Perposan di Indonesia
Sahabat Al Lathif, perposan di Indonesia sudah dimulai sejak zaman Kerajaan Majapahit, Sriwijaya, dan Tarumanegara dalam bentuk tertulis atau surat menyurat. Huruf yang digunakan adalah huruf Palawa yang menjadi aksara Jawa. Surat-surat beredar di kalangan biarawan dan bangsawan seiring dengan masuknya Hindu dan Buddha di Indonesia.
Kedatangan Belanda turut memengaruhi perkembangan surat-menyurat di Indonesia. Pada tahun 1746, kantor pos resmi pertama dibangun di Jakarta oleh Gubernur Jenderal G.W. Baron van Imhoff untuk memfasilitasi dan menjamin keamanan surat-surat. Selanjutnya, pada masa pemerintahan Daendels, dibangun jalan raya pos Anyer-Panarukan pada 1809 yang terinspirasi dari jalan pos Kekaisaran Romawi.
Setelah merdeka, Indonesia mengalami perombakan besar dalam sistem pos. Pada 27 Desember 1945, Jawatan Pos Telegraf dan Telepon (PTT) diambil alih dari Jepang dan menjadi bagian dari sejarah pos Indonesia yang kita kenal saat ini.

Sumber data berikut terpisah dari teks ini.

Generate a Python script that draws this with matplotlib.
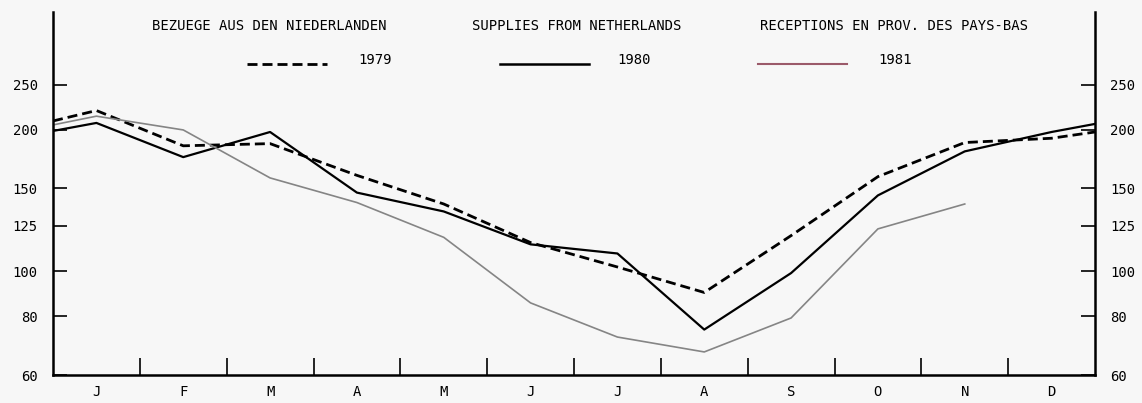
import matplotlib
matplotlib.use("Agg")
import matplotlib.pyplot as plt
from matplotlib.lines import Line2D
import numpy as np

# ---- data (index values, log scale) ----
months = ["J", "F", "M", "A", "M", "J", "J", "A", "S", "O", "N", "D"]
# value at the left edge (start of Jan), monthly values, value at the right edge (end of Dec)
s1979_start = 209
s1979 = [220, 185, 187, 160, 139, 115, 102, 90, 119, 159, 188, 192]
s1979_end = 198
s1980_start = 199
s1980 = [207, 175, 198, 147, 134, 114, 109, 75, 99, 145, 180, 198]
s1980_end = 206
s1981_start = 205
s1981 = [214, 200, 158, 140, 118, 85.5, 72.3, 67.2, 79.4, 123, 139]  # Jan..Nov

yticks = [60, 80, 100, 125, 150, 200, 250]
titles = ["BEZUEGE AUS DEN NIEDERLANDEN", "SUPPLIES FROM NETHERLANDS",
          "RECEPTIONS EN PROV. DES PAYS-BAS"]
years = ["1979", "1980", "1981"]

FONT = "DejaVu Sans Mono"
bg = "#f7f7f7"
c81_line = "#858585"
c81_leg = "#9b5a6a"

fig = plt.figure(figsize=(11.42, 4.03), dpi=100, facecolor=bg)
ax = fig.add_axes([53/1142, 1-375/403, (1095-53)/1142, (375-12)/403])
ax.set_facecolor(bg)

def series_xy(start, vals, end=None):
    x = [0.0] + [i + 0.5 for i in range(len(vals))]
    y = [start] + list(vals)
    if end is not None:
        x.append(12.0)
        y.append(end)
    return x, y

x, y = series_xy(s1979_start, s1979, s1979_end)
ax.plot(x, y, color="black", lw=2.0, linestyle=(0, (3.6, 1.8)), solid_capstyle="butt")
x, y = series_xy(s1980_start, s1980, s1980_end)
ax.plot(x, y, color="black", lw=1.6)
x, y = series_xy(s1981_start, s1981)
ax.plot(x, y, color=c81_line, lw=1.2)

ax.set_yscale("log")
ax.set_ylim(60, 357)
ax.set_xlim(0, 12)

ax.yaxis.set_minor_locator(matplotlib.ticker.NullLocator())
ax.set_yticks(yticks)
ax.set_yticklabels([str(v) for v in yticks])
ax.tick_params(axis="y", which="major", direction="in", length=10, width=1.2,
               left=True, right=True, labelleft=True, labelright=True,
               labelsize=10, pad=11)

ax.set_xticks(range(1, 12))
ax.set_xticklabels([""] * 11)
ax.set_xticks([i + 0.5 for i in range(12)], minor=True)
ax.set_xticklabels(months, minor=True)
ax.tick_params(axis="x", which="major", direction="in", length=12, width=1.2)
ax.tick_params(axis="x", which="minor", length=0, labelsize=10, pad=7)

for lab in ax.get_yticklabels() + ax.get_xticklabels(minor=True):
    lab.set_fontfamily(FONT)

ax.spines["top"].set_visible(False)
for s in ["left", "right", "bottom"]:
    ax.spines[s].set_linewidth(1.8)

# header texts
title_x = [269, 577, 894]
for t, xc in zip(titles, title_x):
    fig.text(xc/1142, 1-26/403, t, ha="center", va="center",
             fontsize=10, family=FONT)

# legend samples
leg = [((247, 327), 358, dict(color="black", lw=2.0, linestyle=(0, (3.6, 1.8)))),
       ((500, 589), 617, dict(color="black", lw=1.8)),
       ((758, 847), 878, dict(color=c81_leg, lw=1.5))]
for (x0, x1), tx, style, yr in [(l[0], l[1], l[2], yr) for l, yr in zip(leg, years)]:
    fig.add_artist(Line2D([x0/1142, x1/1142], [1-64/403, 1-64/403],
                          transform=fig.transFigure, **style))
    fig.text(tx/1142, 1-60/403, yr, ha="left", va="center", fontsize=10, family=FONT)

fig.savefig("out.png", dpi=100, facecolor=bg)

Sistem pengiriman surat terus berkembang seiring dengan kemajuan teknologi. Surat udara pertama diangkut dari Paris pada tahun 1870 menggunakan balon udara, sedangkan surat elektronik pertama ditemukan pada 1970 oleh Ray Tomlinson. Memasuki era digital, surat mengalami transformasi besar dengan hadirnya email. Kini, pesan dapat dikirim dalam hitungan detik, menjangkau orang di belahan dunia manapun tanpa kendala waktu dan jarak. Namun, meski teknologi terus berkembang, surat dalam bentuk fisik tetap memiliki tempat istimewa di hati banyak orang, menyimpan kenangan dan emosi yang tak tergantikan.
Sahabat Al Lathif, melalui sejarah surat kita bisa belajar tentang bagaimana manusia selalu mencari cara untuk terhubung dan menyampaikan pesan. Dari piktograf hingga email, setiap bentuk surat memiliki ceritanya sendiri dan turut membentuk sejarah peradaban kita. Semoga artikel ini memberikan wawasan baru dan menghargai nilai sejarah dalam setiap surat yang kita tulis dan terima.